Posted: Sat Feb 17, 2018 4:59 am
by cswift01
Dear all,

So, I'm hoping some of you highly intelligent, information-addicted and interesting people can provide some advice. I see another big correction coming later this year in the August-October time frame. Some analysts have been predicting between 10 and 15%. I don't think it's too far fetched for a number of reasons. Given that is the case, here is the scenario:
-Inflation will be increasing throughout the year (maybe faster than the market expects)
-Government bonds will continue to go down in price (with the yield increasing), corporate bonds will probably lose business as people go to treasury bonds instead. That makes buying bonds from that period a big of a bad bet.
-Money market funds won't do as well because of inflation, but will provide a quick means of buying the dip
-Oh and this http://www.govexec.com/pay-benefits/201 ... =top-story.

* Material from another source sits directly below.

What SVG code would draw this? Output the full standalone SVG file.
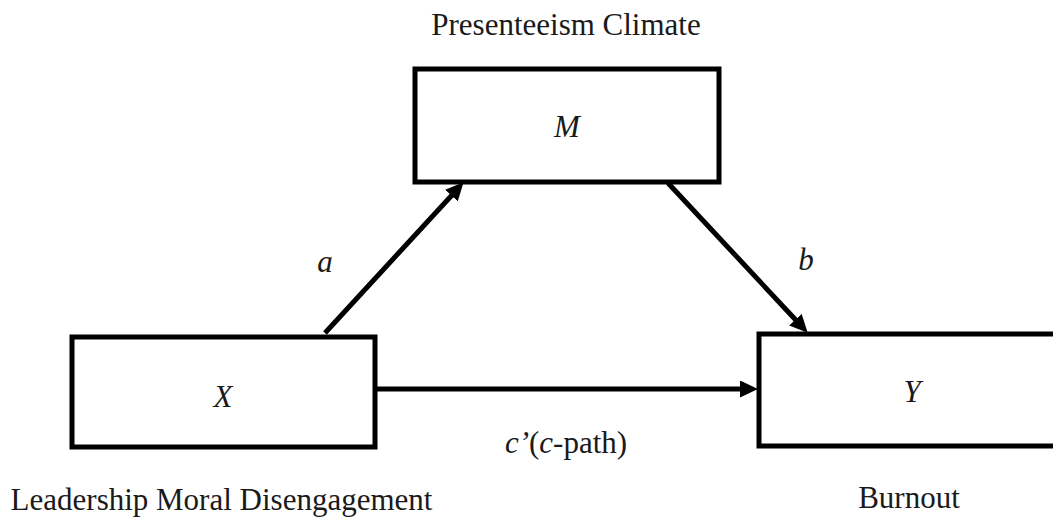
<svg xmlns="http://www.w3.org/2000/svg" width="1053" height="518" viewBox="0 0 1053 518" font-family="'Liberation Serif', 'DejaVu Serif', serif">
  <style>
    .box { fill: #ffffff; stroke: #000000; stroke-width: 5; }
    .lbl { font-family: 'Liberation Serif', 'DejaVu Serif', serif; font-size: 31px; fill: #1a1a1a; }
    .it { font-style: italic; }
    .arr { stroke: #000000; stroke-width: 5; fill: none; marker-end: url(#head); }
  </style>
  <defs>
    <marker id="head" markerUnits="userSpaceOnUse" markerWidth="18" markerHeight="17" refX="6" refY="8.5" orient="auto" viewBox="0 0 18 17">
      <path d="M0,0 L18,8.5 L0,17 z" fill="#000000"/>
    </marker>
  </defs>
  <rect width="1053" height="518" fill="#ffffff"/>

  <g id="connectors">
    <line class="arr" x1="325" y1="333" x2="455.5" y2="191.2"/>
    <line class="arr" x1="668" y1="183" x2="799.5" y2="324"/>
    <line class="arr" x1="375" y1="389" x2="746" y2="389"/>
    <text class="lbl it" x="325" y="272" text-anchor="middle">a</text>
    <text class="lbl it" x="806" y="270" text-anchor="middle">b</text>
    <text class="lbl" x="566" y="453" text-anchor="middle"><tspan class="it">c’</tspan>(<tspan class="it">c</tspan>-path)</text>
  </g>

  <g id="node-M">
    <rect class="box" x="415" y="69" width="304" height="113"/>
    <text class="lbl it" x="567" y="137" text-anchor="middle">M</text>
    <text class="lbl" x="566" y="35" text-anchor="middle">Presenteeism Climate</text>
  </g>

  <g id="node-X">
    <rect class="box" x="72" y="337" width="303" height="110"/>
    <text class="lbl it" x="223" y="407" text-anchor="middle">X</text>
    <text class="lbl" x="221.5" y="510" text-anchor="middle">Leadership Moral Disengagement</text>
  </g>

  <g id="node-Y">
    <rect class="box" x="759" y="334" width="310" height="112"/>
    <text class="lbl it" x="912" y="402" text-anchor="middle">Y</text>
    <text class="lbl" x="909" y="508" text-anchor="middle">Burnout</text>
  </g>
</svg>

So where does that leave me to place my tiny investment? I'm planning on following our seasonal (to be out of the market between August-October) with my brokerage account to avoid the correction.

Where is a good place to park for those months?

I have read that utilities and REITs are great places to park during higher inflation periods, yet they would be hit by the market correction just the same.

I would be interested to see what others are planning.

Best,

Me

Re: Advice for the coming fun

Posted: Sat Feb 17, 2018 8:16 am
by rcozby
For that relatively short period of time, I’ll be in the G Fund.

Re: Advice for the coming fun

Posted: Sat Feb 17, 2018 12:28 pm
by Octjan2
Trust me, if you think the market will tank it will soar to new highs. After years of dealing with the market, I am convinced that the best time to sell the risky funds is when everybody thinks it is a good time to invest. Don’t listen to the pundits. They will cause unnecessary fear resulting in you losing money. I love how they throw out 50 predictions, get 1 right out of luck, and go on CNBC telling everybody “I told you so”. The first 3 weeks of January being a prime example.

Re: Advice for the coming fun

Posted: Sat Feb 17, 2018 1:20 pm
by jackyl33
Exactly Octjan2, I couldn't agree more.

Re: Advice for the coming fun

Posted: Sat Feb 17, 2018 4:59 pm
by bamablue
I don't know how much inflation is going to price the market. The predictions of 2% inflation have been baked into the current market. I don't see anyone credible saying inflation will be a surprise. The other think that's interesting is the value of the dollar. A weaker than usual dollar has been pushing the I fund higher.

January was a test for the market. It dipped and rose quickly. There's more volatility ahead, but (based on what is going on now) I don't see a sharp correction like we saw in August 2008.

If you're really concerned about a dip, I suggest that you look at parking an amount you're comfortable with in your G fund (25%?). That 'safe' money is your hedge; if there is a sudden dip, you can push that money out of the G fund and help speed your bounce.

Re: Advice for the coming fun

Posted: Sat Feb 17, 2018 7:38 pm
by cswift01
bamablue wrote:I don't know how much inflation is going to price the market. The predictions of 2% inflation have been baked into the current market. I don't see anyone credible saying inflation will be a surprise. The other think that's interesting is the value of the dollar. A weaker than usual dollar has been pushing the I fund higher.

January was a test for the market. It dipped and rose quickly. There's more volatility ahead, but (based on what is going on now) I don't see a sharp correction like we saw in August 2008.

If you're really concerned about a dip, I suggest that you look at parking an amount you're comfortable with in your G fund (25%?). That 'safe' money is your hedge; if there is a sudden dip, you can push that money out of the G fund and help speed your bounce.
Hmmm, good point. Thanks.

Re: Advice for the coming fun

Posted: Sun Feb 18, 2018 4:23 am
by darmic3
I'm sticking to my 16517 plan and not budging.